→ **Aim**
Check each line below for the word "standalone", and copy those that have it.

Records excerpted from a collection
# # # #

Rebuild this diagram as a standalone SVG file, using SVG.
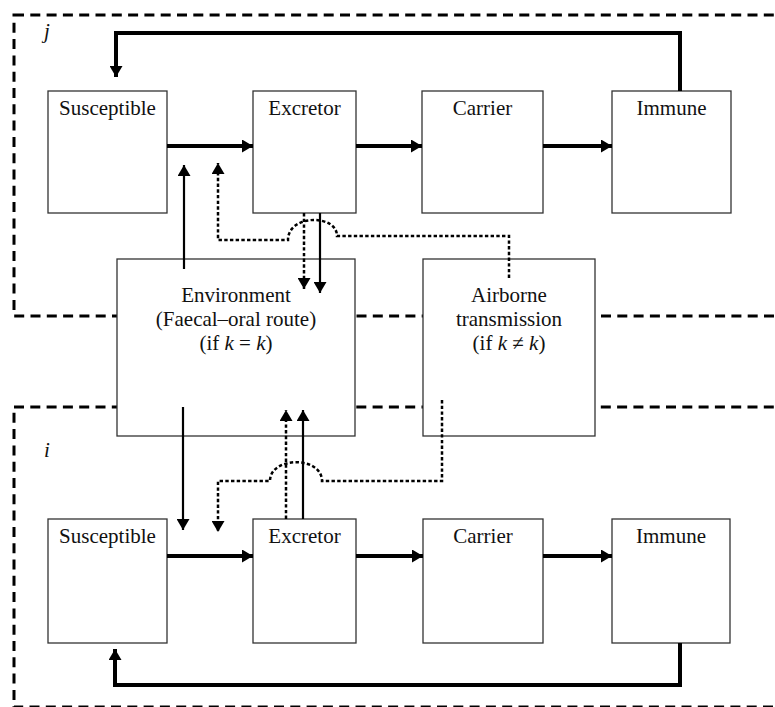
<svg xmlns="http://www.w3.org/2000/svg" width="775" height="707" viewBox="0 0 775 707">
<style>
.region{fill:none;stroke:#000;stroke-width:3;stroke-dasharray:10 6.3}
.box{fill:#fff;stroke:#333;stroke-width:1.3}
.lbl{font-family:"Liberation Serif","Times New Roman",serif;font-size:21px;fill:#111;text-anchor:middle}
.it{font-style:italic}
.thick{fill:none;stroke:#000;stroke-width:4}
.thin{fill:none;stroke:#000;stroke-width:2.2}
.dot{fill:none;stroke:#000;stroke-width:2.5;stroke-dasharray:3.4 2.3}
</style>
<defs>
<marker id="ah" markerUnits="userSpaceOnUse" markerWidth="13" markerHeight="13" refX="11" refY="6.5" orient="auto">
<path d="M0,0 L11,6.5 L0,13 z" fill="#000"/>
</marker>
</defs>
<g id="regions">
<rect class="region" x="14" y="15" width="800" height="301"/>
<text class="lbl it" x="47" y="38" text-anchor="middle">j</text>
<rect class="region" x="14" y="407" width="800" height="300" stroke-opacity="1"/>
<text class="lbl it" x="47" y="457" text-anchor="middle">i</text>
</g>
<g id="j-susceptible"><rect class="box" x="48" y="91" width="119" height="122"/><text class="lbl" x="107.5" y="115">Susceptible</text></g>
<g id="j-excretor"><rect class="box" x="253" y="91" width="103" height="122"/><text class="lbl" x="304.5" y="115">Excretor</text></g>
<g id="j-carrier"><rect class="box" x="422" y="91" width="121" height="122"/><text class="lbl" x="482.5" y="115">Carrier</text></g>
<g id="j-immune"><rect class="box" x="612" y="91" width="119" height="122"/><text class="lbl" x="671.5" y="115">Immune</text></g>
<g id="environment"><rect class="box" x="117" y="259" width="238" height="177"/>
<text class="lbl" x="236" y="302">Environment</text>
<text class="lbl" x="236" y="326">(Faecal–oral route)</text>
<text class="lbl" x="236" y="350">(if <tspan class="it">k</tspan> = <tspan class="it">k</tspan>)</text></g>
<g id="airborne"><rect class="box" x="423" y="259" width="172" height="177"/>
<text class="lbl" x="509" y="302">Airborne</text>
<text class="lbl" x="509" y="326">transmission</text>
<text class="lbl" x="509" y="350">(if <tspan class="it">k</tspan> ≠ <tspan class="it">k</tspan>)</text></g>
<g id="i-susceptible"><rect class="box" x="48" y="519" width="119" height="124"/><text class="lbl" x="107.5" y="543">Susceptible</text></g>
<g id="i-excretor"><rect class="box" x="253" y="519" width="103" height="124"/><text class="lbl" x="304.5" y="543">Excretor</text></g>
<g id="i-carrier"><rect class="box" x="423" y="519" width="120" height="124"/><text class="lbl" x="483" y="543">Carrier</text></g>
<g id="i-immune"><rect class="box" x="612" y="519" width="118" height="124"/><text class="lbl" x="671" y="543">Immune</text></g>
<g id="connectors">
<path class="thick" d="M680,91 V33 H116 V77" marker-end="url(#ah)"/>
<path class="thick" d="M167,146 H253" marker-end="url(#ah)"/>
<path class="thick" d="M356,146 H422" marker-end="url(#ah)"/>
<path class="thick" d="M543,146 H612" marker-end="url(#ah)"/>
<path class="thin" d="M184,269 V165" marker-end="url(#ah)"/>
<path class="dot" d="M509,278 V236 H337 C337,214 288,214 288,240 H218 V163" marker-end="url(#ah)"/>
<path class="dot" d="M304,213 V289" marker-end="url(#ah)"/>
<path class="thin" d="M320,213 V293" marker-end="url(#ah)"/>
<path class="thin" d="M183,407 V530" marker-end="url(#ah)"/>
<path class="dot" d="M442,400 V481 H322 C322,456 270,456 270,481 H218 V532" marker-end="url(#ah)"/>
<path class="dot" d="M286,519 V410" marker-end="url(#ah)"/>
<path class="thin" d="M303,519 V410" marker-end="url(#ah)"/>
<path class="thick" d="M167,556 H253" marker-end="url(#ah)"/>
<path class="thick" d="M356,556 H423" marker-end="url(#ah)"/>
<path class="thick" d="M543,556 H612" marker-end="url(#ah)"/>
<path class="thick" d="M680,643 V685 H115 V649" marker-end="url(#ah)"/>
</g>
</svg>
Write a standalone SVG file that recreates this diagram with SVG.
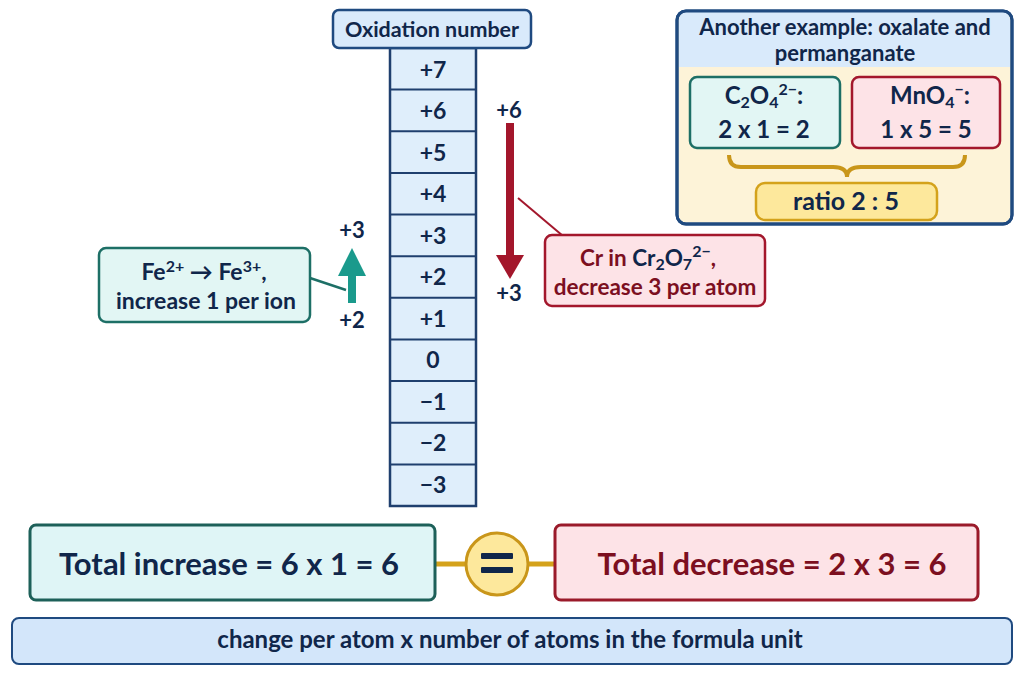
<svg xmlns="http://www.w3.org/2000/svg" width="1024" height="683" viewBox="0 0 1024 683">
<style>
text{font-family:Lato,"Open Sans","Liberation Sans",sans-serif;font-weight:700;text-anchor:middle}
.navy{fill:#10264a}
.red{fill:#7c0f1f}
.cell{font-size:23px;fill:#10264a}
.lbl{font-size:22px;fill:#10264a}
.gbox{fill:#e2f6f4;stroke:#1d6f66;stroke-width:2.5}
.rbox{fill:#fde3e7;stroke:#a3172c;stroke-width:2.5}
.bbox{fill:#d9eafb;stroke:#1f4a80;stroke-width:2.5}
.ybox{fill:#fde89c;stroke:#d4a21b;stroke-width:2.5}
</style>
<rect width="1024" height="683" fill="#ffffff"/>

<g id="oxidation-scale">
<rect x="390" y="48" width="86" height="458" fill="#dfeefb" stroke="#1f3f6e" stroke-width="2.5"/>
<g stroke="#1f3f6e" stroke-width="2">
<line x1="390" y1="89.6" x2="476" y2="89.6"/>
<line x1="390" y1="131.3" x2="476" y2="131.3"/>
<line x1="390" y1="172.9" x2="476" y2="172.9"/>
<line x1="390" y1="214.5" x2="476" y2="214.5"/>
<line x1="390" y1="256.2" x2="476" y2="256.2"/>
<line x1="390" y1="297.8" x2="476" y2="297.8"/>
<line x1="390" y1="339.5" x2="476" y2="339.5"/>
<line x1="390" y1="381.1" x2="476" y2="381.1"/>
<line x1="390" y1="422.7" x2="476" y2="422.7"/>
<line x1="390" y1="464.4" x2="476" y2="464.4"/>
</g>
<text class="cell" x="433" y="78">+7</text>
<text class="cell" x="433" y="119">+6</text>
<text class="cell" x="433" y="161">+5</text>
<text class="cell" x="433" y="202">+4</text>
<text class="cell" x="433" y="244">+3</text>
<text class="cell" x="433" y="285">+2</text>
<text class="cell" x="433" y="327">+1</text>
<text class="cell" x="433" y="368">0</text>
<text class="cell" x="433" y="410">−1</text>
<text class="cell" x="433" y="451">−2</text>
<text class="cell" x="433" y="493">−3</text>
</g>

<g id="scale-header">
<rect x="333" y="10" width="198" height="38" rx="6" class="bbox"/>
<text x="432" y="37" font-size="21.5" class="navy">Oxidation number</text>
</g>

<g id="connectors">
<line x1="310" y1="278" x2="346" y2="290" stroke="#1d6f66" stroke-width="2.5"/>
<line x1="518" y1="198" x2="563" y2="236" stroke="#a3172c" stroke-width="2"/>
<line x1="435" y1="564" x2="466" y2="564" stroke="#d4a21b" stroke-width="5"/>
<line x1="528" y1="564" x2="556" y2="564" stroke="#d4a21b" stroke-width="5"/>
</g>

<g id="fe-arrow">
<rect x="348" y="274" width="8" height="29" fill="#1a9a8c"/>
<polygon points="338,276 366,276 352,248" fill="#1a9a8c"/>
<text class="lbl" x="352" y="238">+3</text>
<text class="lbl" x="352" y="328">+2</text>
</g>

<g id="fe-box">
<rect x="99" y="248" width="211" height="74" rx="7" class="gbox"/>
<text x="204" y="280" font-size="23" class="navy">Fe<tspan font-size="16" dy="-8">2+</tspan><tspan dy="8"> → Fe</tspan><tspan font-size="16" dy="-8">3+</tspan><tspan dy="8">,</tspan></text>
<text x="206" y="309" font-size="23" class="navy">increase 1 per ion</text>
</g>

<g id="cr-arrow">
<rect x="506" y="123" width="8" height="135" fill="#a3162b"/>
<polygon points="496,255 524,255 510,279" fill="#a3162b"/>
<text class="lbl" x="509" y="118">+6</text>
<text class="lbl" x="509" y="301">+3</text>
</g>

<g id="cr-box">
<rect x="545" y="235" width="220" height="71" rx="7" class="rbox"/>
<text x="648" y="266" font-size="22.5" class="red">Cr in <tspan class="navy">Cr<tspan font-size="16" dy="4">2</tspan><tspan dy="-4">O</tspan><tspan font-size="16" dy="4">7</tspan><tspan font-size="16" dy="-13">2−</tspan></tspan><tspan dy="9">,</tspan></text>
<text x="655" y="295" font-size="22.5" class="red">decrease 3 per atom</text>
</g>

<g id="example-panel">
<rect x="677" y="11" width="335" height="213" rx="9" fill="#fdf3d8" stroke="#1f4a80" stroke-width="3"/>
<path d="M679,67 V20 a8,8 0 0 1 8,-8 H1002 a8,8 0 0 1 8,8 V67 Z" fill="#d9eafb"/>
<rect x="677" y="11" width="335" height="213" rx="9" fill="none" stroke="#1f4a80" stroke-width="3"/>
<text x="845" y="35" font-size="22" class="navy">Another example: oxalate and</text>
<text x="845" y="61" font-size="22" class="navy">permanganate</text>
</g>

<g id="c2o4-box">
<rect x="690" y="77" width="150" height="71" rx="7" class="gbox"/>
<text x="764" y="104" font-size="24" class="navy">C<tspan font-size="16" dy="4">2</tspan><tspan dy="-4">O</tspan><tspan font-size="16" dy="4">4</tspan><tspan font-size="16" dy="-13">2−</tspan><tspan dy="9">:</tspan></text>
<text x="764" y="138" font-size="24" class="navy">2 x 1 = 2</text>
</g>

<g id="mno4-box">
<rect x="852" y="77" width="148" height="71" rx="7" class="rbox"/>
<text x="930" y="104" font-size="24" class="navy">MnO<tspan font-size="16" dy="4">4</tspan><tspan font-size="16" dy="-13">−</tspan><tspan dy="9">:</tspan></text>
<text x="926" y="138" font-size="24" class="navy">1 x 5 = 5</text>
</g>

<g id="brace">
<path d="M729,155 q0,12 12,12 H833 q14,0 14,10 q0,-10 14,-10 H953 q12,0 12,-12" fill="none" stroke="#c9961a" stroke-width="4"/>
</g>

<g id="ratio-box">
<rect x="756" y="183" width="181" height="37" rx="9" class="ybox"/>
<text x="846" y="210" font-size="25" class="navy">ratio 2 : 5</text>
</g>

<g id="total-increase">
<rect x="30" y="525" width="405" height="75" rx="6" fill="#dff5f6" stroke="#1d6059" stroke-width="3"/>
<text x="229" y="575" font-size="31" class="navy">Total increase = 6 x 1 = 6</text>
</g>

<g id="equals">
<circle cx="497" cy="564" r="31" fill="#fde89c" stroke="#c9961a" stroke-width="3"/>
<rect x="481" y="553" width="32" height="6" rx="1" fill="#10264a"/>
<rect x="481" y="567" width="32" height="6" rx="1" fill="#10264a"/>
</g>

<g id="total-decrease">
<rect x="555" y="525" width="423" height="75" rx="6" fill="#fde3e7" stroke="#9a1a2a" stroke-width="3"/>
<text x="772" y="575" font-size="31" class="red">Total decrease = 2 x 3 = 6</text>
</g>

<g id="footer">
<rect x="12" y="618" width="1000" height="46" rx="7" fill="#d3e6fa" stroke="#1f4a80" stroke-width="2"/>
<text x="510" y="648" font-size="24" class="navy">change per atom x number of atoms in the formula unit</text>
</g>
</svg>
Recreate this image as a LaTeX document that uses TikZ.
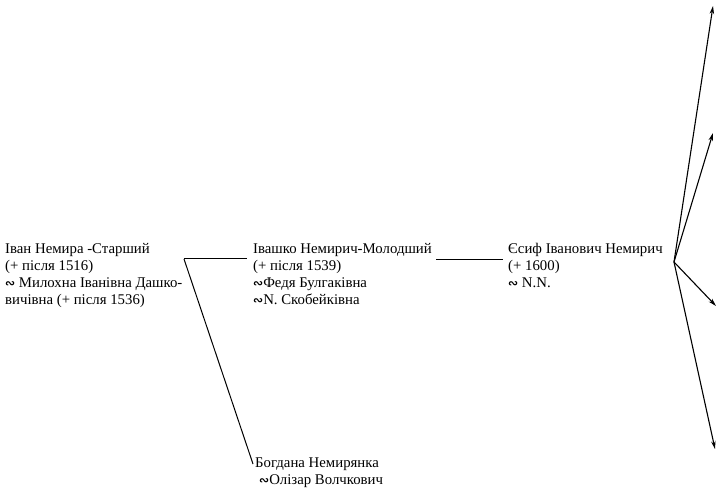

# # # #

→ **Exercise result**
Rebuild this diagram as a standalone SVG file, using SVG.
Write a standalone SVG file that recreates this diagram with SVG.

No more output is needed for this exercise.